The Loss of the Creature

September 6, 2006 at 7:25 pm (Uncategorized)

I really enjoyed this essay and it really “got the wheels turning” so to speak about alot of different issues.  First of all, I respect the idea that no one can learn to appreciate things after they have already been found.  A question I have on this though is now that the Grand Canyon is found and treated as a tourist attraction, will it ever have the value that it once did?  Is there any way that a tourist or visitor, who already knows the Grand Canyon is there, can “discover” it and see it as Garcia Lopez de Cardenas did?  I also like the way Percy describes the “educational package.”  It definitely explains why sometimes I just don’t get things in labs or when reading from a text book.  I had trouble reading at a couple of points in the story but especially this sentence: “Their consciousness of the corn dance cannot escape their consciousness of their consciousness, so that with the onset of the first direct enjoyment, their higher consciousness pounces and certifies…”  I’m pretty confused about that statement.  This whole essay seems to be about cliche`.  It is saying that people for example, go to the Grand Canyon not to discover it, but because a million people before them have done it and now it is unoriginal and not creative.  At one point though, when Garcia Lopez de Cardenas first found it, the canyon was extremely powerful and creative because it was his and no one elses.

2 Comments

  1. prof Groom said,

    Yes, this is a doozy:

    “Their consciousness of the corn dance cannot escape their consciousness of their consciousness, so that with the onset of the first direct enjoyment, their higher consciousness pounces and certifies…”

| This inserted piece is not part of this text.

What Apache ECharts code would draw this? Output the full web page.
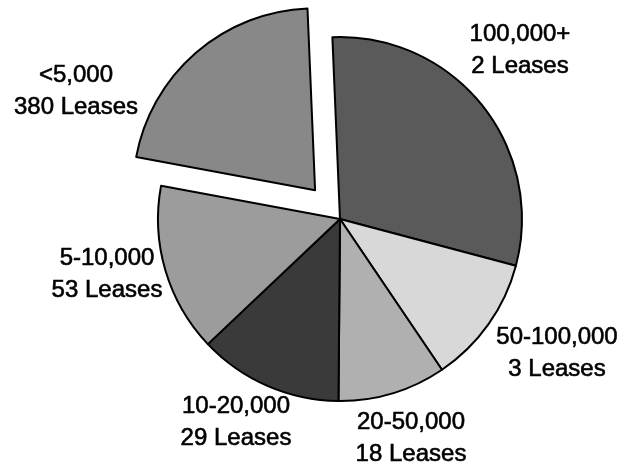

    Can you give it a shot? What does it mean to be conscious of your consciousness? We often understand this as a particularly human dilemma. What does this”higher consciousnes” demand of the waylayed tourists experience – and what might Percy be suggesting up the authenticty of this “higher consciousness”?

  2. kfitz said,

    I agree with what you say about the examples. I think that what Percy says makes sense, and is even true in this day and age. The only thing I didn’t like about this essay was how it was written. I felt that Percy sounded egotystical in writing that “nothing could be truly seen how it is the first time”.